____ Data lines

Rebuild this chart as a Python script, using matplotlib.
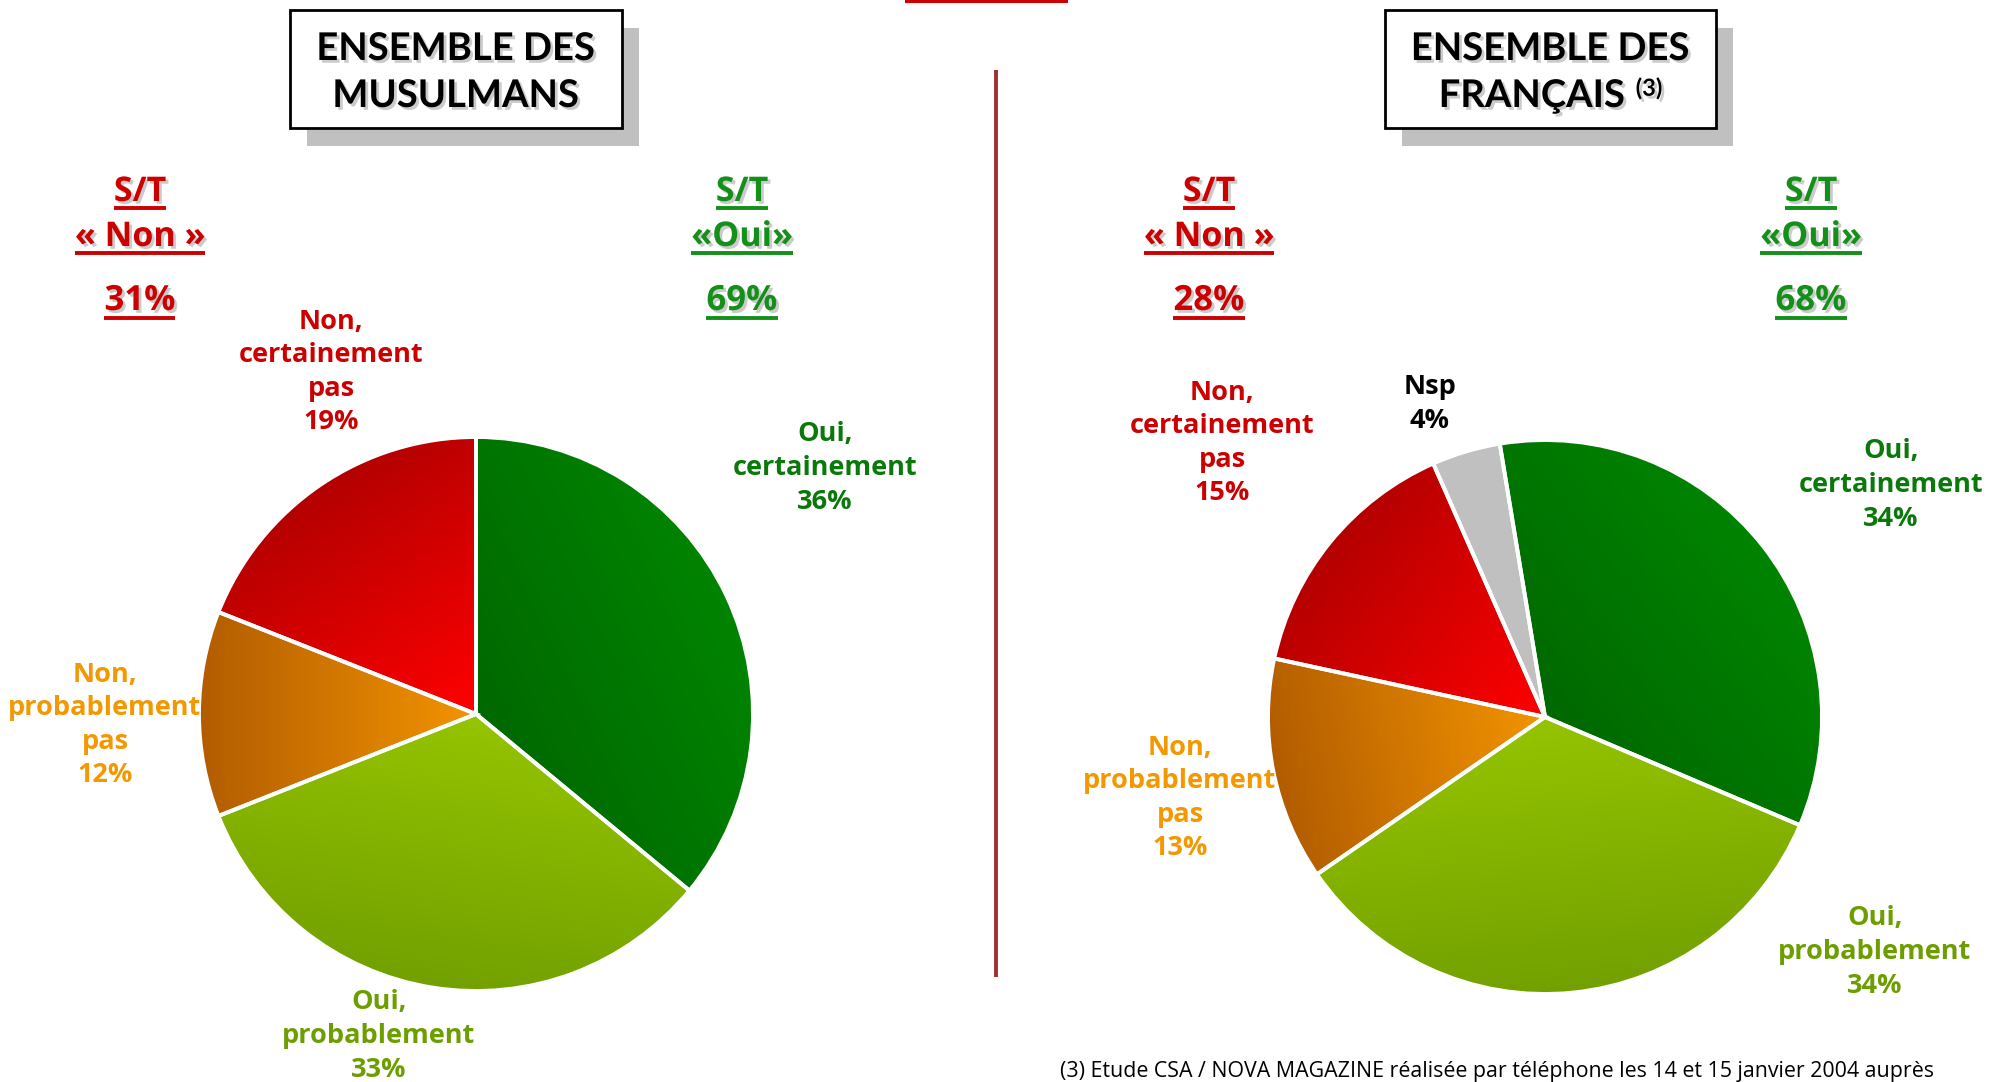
import numpy as np
import matplotlib.pyplot as plt
import matplotlib.patheffects as pe
from matplotlib.colors import to_rgb
from matplotlib.patches import Rectangle

W, H = 1989, 1082

# ensemble des musulmans
mus_labels = ["Oui,\ncertainement", "Oui,\nprobablement", "Non,\nprobablement\npas", "Non,\ncertainement\npas"]
mus_values = [36, 33, 12, 19]
# ensemble des français
fr_labels = ["Oui,\ncertainement", "Oui,\nprobablement", "Non,\nprobablement\npas", "Non,\ncertainement\npas", "Nsp"]
fr_values = [34, 34, 13, 15, 4]
st_non = [31, 28]
st_oui = [69, 68]
titles = [["ENSEMBLE DES", "MUSULMANS"], ["ENSEMBLE DES", "FRANÇAIS"]]
title_notes = ["", "(3)"]
footnote = "(3) Etude CSA / NOVA MAGAZINE réalisée par téléphone les 14 et 15 janvier 2004 auprès"

# (centre, bord) de chaque dégradé, couleur du texte
shades = {
    "Oui,\ncertainement": ("#006800", "#008400", "#0a780a"),
    "Oui,\nprobablement": ("#95c400", "#72a000", "#6c9e00"),
    "Non,\nprobablement\npas": ("#f39400", "#b25c00", "#f39800"),
    "Non,\ncertainement\npas": ("#ff0000", "#b40000", "#cc0000"),
    "Nsp": ("#c0c0c0", "#c0c0c0", "#000000"),
}

FONT = "Open Sans"
RED = "#cc0000"
GREEN = "#14901a"


def Y(y):
    return H - y


fig = plt.figure(figsize=(W / 100, H / 100), dpi=100)
ax = fig.add_axes([0, 0, 1, 1])
shadow = [pe.SimplePatchShadow(offset=(2, -2), shadow_rgbFace="0.55", alpha=0.45), pe.Normal()]


def shade(w, c0, c1, cx, cy, r):
    th = np.deg2rad((w.theta1 + w.theta2) / 2)
    xs = np.linspace(cx - r, cx + r, 400)
    ys = np.linspace(cy - r, cy + r, 400)
    X, Yg = np.meshgrid(xs, ys)
    t = ((X - cx) * np.cos(th) + (Yg - cy) * np.sin(th)) / r
    t = np.clip(t, 0, 1)[..., None]
    img = np.array(to_rgb(c0)) * (1 - t) + np.array(to_rgb(c1)) * t
    im = ax.imshow(img, extent=(cx - r, cx + r, cy - r, cy + r), origin="lower",
                   zorder=1, interpolation="bilinear")
    im.set_clip_path(w)


def draw_pie(values, labels, cx, cy, r, start, label_pos):
    wedges, _ = ax.pie(values, startangle=start, counterclock=False, center=(cx, Y(cy)), radius=r,
                       colors=[shades[l][0] for l in labels],
                       wedgeprops=dict(edgecolor="white", linewidth=2.8))
    for w, lab, v, (lx, ly) in zip(wedges, labels, values, label_pos):
        w.set_facecolor("none")
        w.set_zorder(2)
        c0, c1, tc = shades[lab]
        shade(w, c0, c1, cx, Y(cy), r)
        ax.text(lx, Y(ly), f"{lab}\n{v}%", ha="center", va="center", color=tc,
                fontsize=19.5, fontweight="bold", family=FONT, linespacing=1.38)


draw_pie(mus_values, mus_labels, 476, 714, 277, 90,
         [(825, 468), (379, 1036), (105, 725), (331, 372)])
draw_pie(fr_values, fr_labels, 1545, 717, 277, 99.4,
         [(1891, 485), (1875, 952), (1180, 798), (1222, 443), (1430, 404)])

# boîtes de titre
boxes = [(290, 10, 332, 118), (1385, 10, 331, 118)]
title_lines = []
for (bx, by, bw, bh), lines in zip(boxes, titles):
    ax.add_patch(Rectangle((bx + 17, Y(by + bh + 18)), bw, bh, facecolor="#c0c0c0", edgecolor="none", zorder=3))
    ax.add_patch(Rectangle((bx, Y(by + bh)), bw, bh, facecolor="white", edgecolor="black", linewidth=2, zorder=4))
    row = []
    for txt, y in zip(lines, [49, 96]):
        row.append(ax.text(bx + bw / 2, Y(y), txt, ha="center", va="center", fontsize=27.5,
                           fontweight="bold", family="Lato", zorder=5, path_effects=shadow))
    title_lines.append(row)

# séparation et barre rouge du haut
ax.plot([996, 996], [Y(70), Y(977)], color="#a03030", linewidth=2.8, solid_capstyle="butt")
ax.add_patch(Rectangle((905, Y(3)), 163, 3, facecolor="#cc0000", edgecolor="none"))

# S/T
underlined = []
for xn, xo, non, oui in [(140, 742, st_non[0], st_oui[0]), (1209, 1811, st_non[1], st_oui[1])]:
    for x, lines, col, pct in [(xn, ["S/T", "« Non »"], RED, non), (xo, ["S/T", "«Oui»"], GREEN, oui)]:
        for txt, y in zip(lines, [192, 237]):
            underlined.append(ax.text(x, Y(y), txt, ha="center", va="center", color=col, fontsize=24.5,
                                      fontweight="bold", family=FONT, path_effects=shadow))
        underlined.append(ax.text(x, Y(301), f"{pct}%", ha="center", va="center", color=col,
                                  fontsize=25, fontweight="bold", family=FONT, path_effects=shadow))

ax.text(1060, Y(1071), footnote, ha="left", va="center", fontsize=15.4, family=FONT, color="black")

ax.set_xlim(0, W)
ax.set_ylim(0, H)
ax.set_aspect("auto")
ax.axis("off")

fig.canvas.draw()
rend = fig.canvas.get_renderer()
inv = ax.transData.inverted()
for t in underlined:
    bb = t.get_window_extent(rend).transformed(inv)
    ax.plot([bb.x0, bb.x1], [bb.y0 + 1, bb.y0 + 1], color=t.get_color(), linewidth=2.8,
            solid_capstyle="butt", path_effects=shadow)

# exposant après la deuxième ligne, l'ensemble restant centré
for row, note, (bx, by, bw, bh) in zip(title_lines, title_notes, boxes):
    if not note:
        continue
    last = row[1]
    sup = ax.text(0, 0, note, ha="left", va="center", fontsize=17, fontweight="bold",
                  family="Lato", zorder=5, path_effects=shadow)
    fig.canvas.draw()
    w_main = last.get_window_extent(rend).transformed(inv).width
    w_sup = sup.get_window_extent(rend).transformed(inv).width
    gap = 10
    x0 = bx + bw / 2 - (w_main + gap + w_sup) / 2
    last.set_ha("left")
    last.set_x(x0)
    sup.set_position((x0 + w_main + gap, Y(88)))

fig.savefig("out.png", dpi=100)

________

- **Stated exercise**
From the listing, extract all text exactly as given and drop any picture.

- **Correct answer**
Rebuild this chart as a Python script, using matplotlib.
import numpy as np
import matplotlib.pyplot as plt
import matplotlib.patheffects as pe
from matplotlib.colors import to_rgb
from matplotlib.patches import Rectangle

W, H = 1989, 1082

# ensemble des musulmans
mus_labels = ["Oui,\ncertainement", "Oui,\nprobablement", "Non,\nprobablement\npas", "Non,\ncertainement\npas"]
mus_values = [36, 33, 12, 19]
# ensemble des français
fr_labels = ["Oui,\ncertainement", "Oui,\nprobablement", "Non,\nprobablement\npas", "Non,\ncertainement\npas", "Nsp"]
fr_values = [34, 34, 13, 15, 4]
st_non = [31, 28]
st_oui = [69, 68]
titles = [["ENSEMBLE DES", "MUSULMANS"], ["ENSEMBLE DES", "FRANÇAIS"]]
title_notes = ["", "(3)"]
footnote = "(3) Etude CSA / NOVA MAGAZINE réalisée par téléphone les 14 et 15 janvier 2004 auprès"

# (centre, bord) de chaque dégradé, couleur du texte
shades = {
    "Oui,\ncertainement": ("#006800", "#008400", "#0a780a"),
    "Oui,\nprobablement": ("#95c400", "#72a000", "#6c9e00"),
    "Non,\nprobablement\npas": ("#f39400", "#b25c00", "#f39800"),
    "Non,\ncertainement\npas": ("#ff0000", "#b40000", "#cc0000"),
    "Nsp": ("#c0c0c0", "#c0c0c0", "#000000"),
}

FONT = "Open Sans"
RED = "#cc0000"
GREEN = "#14901a"


def Y(y):
    return H - y


fig = plt.figure(figsize=(W / 100, H / 100), dpi=100)
ax = fig.add_axes([0, 0, 1, 1])
shadow = [pe.SimplePatchShadow(offset=(2, -2), shadow_rgbFace="0.55", alpha=0.45), pe.Normal()]


def shade(w, c0, c1, cx, cy, r):
    th = np.deg2rad((w.theta1 + w.theta2) / 2)
    xs = np.linspace(cx - r, cx + r, 400)
    ys = np.linspace(cy - r, cy + r, 400)
    X, Yg = np.meshgrid(xs, ys)
    t = ((X - cx) * np.cos(th) + (Yg - cy) * np.sin(th)) / r
    t = np.clip(t, 0, 1)[..., None]
    img = np.array(to_rgb(c0)) * (1 - t) + np.array(to_rgb(c1)) * t
    im = ax.imshow(img, extent=(cx - r, cx + r, cy - r, cy + r), origin="lower",
                   zorder=1, interpolation="bilinear")
    im.set_clip_path(w)


def draw_pie(values, labels, cx, cy, r, start, label_pos):
    wedges, _ = ax.pie(values, startangle=start, counterclock=False, center=(cx, Y(cy)), radius=r,
                       colors=[shades[l][0] for l in labels],
                       wedgeprops=dict(edgecolor="white", linewidth=2.8))
    for w, lab, v, (lx, ly) in zip(wedges, labels, values, label_pos):
        w.set_facecolor("none")
        w.set_zorder(2)
        c0, c1, tc = shades[lab]
        shade(w, c0, c1, cx, Y(cy), r)
        ax.text(lx, Y(ly), f"{lab}\n{v}%", ha="center", va="center", color=tc,
                fontsize=19.5, fontweight="bold", family=FONT, linespacing=1.38)


draw_pie(mus_values, mus_labels, 476, 714, 277, 90,
         [(825, 468), (379, 1036), (105, 725), (331, 372)])
draw_pie(fr_values, fr_labels, 1545, 717, 277, 99.4,
         [(1891, 485), (1875, 952), (1180, 798), (1222, 443), (1430, 404)])

# boîtes de titre
boxes = [(290, 10, 332, 118), (1385, 10, 331, 118)]
title_lines = []
for (bx, by, bw, bh), lines in zip(boxes, titles):
    ax.add_patch(Rectangle((bx + 17, Y(by + bh + 18)), bw, bh, facecolor="#c0c0c0", edgecolor="none", zorder=3))
    ax.add_patch(Rectangle((bx, Y(by + bh)), bw, bh, facecolor="white", edgecolor="black", linewidth=2, zorder=4))
    row = []
    for txt, y in zip(lines, [49, 96]):
        row.append(ax.text(bx + bw / 2, Y(y), txt, ha="center", va="center", fontsize=27.5,
                           fontweight="bold", family="Lato", zorder=5, path_effects=shadow))
    title_lines.append(row)

# séparation et barre rouge du haut
ax.plot([996, 996], [Y(70), Y(977)], color="#a03030", linewidth=2.8, solid_capstyle="butt")
ax.add_patch(Rectangle((905, Y(3)), 163, 3, facecolor="#cc0000", edgecolor="none"))

# S/T
underlined = []
for xn, xo, non, oui in [(140, 742, st_non[0], st_oui[0]), (1209, 1811, st_non[1], st_oui[1])]:
    for x, lines, col, pct in [(xn, ["S/T", "« Non »"], RED, non), (xo, ["S/T", "«Oui»"], GREEN, oui)]:
        for txt, y in zip(lines, [192, 237]):
            underlined.append(ax.text(x, Y(y), txt, ha="center", va="center", color=col, fontsize=24.5,
                                      fontweight="bold", family=FONT, path_effects=shadow))
        underlined.append(ax.text(x, Y(301), f"{pct}%", ha="center", va="center", color=col,
                                  fontsize=25, fontweight="bold", family=FONT, path_effects=shadow))

ax.text(1060, Y(1071), footnote, ha="left", va="center", fontsize=15.4, family=FONT, color="black")

ax.set_xlim(0, W)
ax.set_ylim(0, H)
ax.set_aspect("auto")
ax.axis("off")

fig.canvas.draw()
rend = fig.canvas.get_renderer()
inv = ax.transData.inverted()
for t in underlined:
    bb = t.get_window_extent(rend).transformed(inv)
    ax.plot([bb.x0, bb.x1], [bb.y0 + 1, bb.y0 + 1], color=t.get_color(), linewidth=2.8,
            solid_capstyle="butt", path_effects=shadow)

# exposant après la deuxième ligne, l'ensemble restant centré
for row, note, (bx, by, bw, bh) in zip(title_lines, title_notes, boxes):
    if not note:
        continue
    last = row[1]
    sup = ax.text(0, 0, note, ha="left", va="center", fontsize=17, fontweight="bold",
                  family="Lato", zorder=5, path_effects=shadow)
    fig.canvas.draw()
    w_main = last.get_window_extent(rend).transformed(inv).width
    w_sup = sup.get_window_extent(rend).transformed(inv).width
    gap = 10
    x0 = bx + bw / 2 - (w_main + gap + w_sup) / 2
    last.set_ha("left")
    last.set_x(x0)
    sup.set_position((x0 + w_main + gap, Y(88)))

fig.savefig("out.png", dpi=100)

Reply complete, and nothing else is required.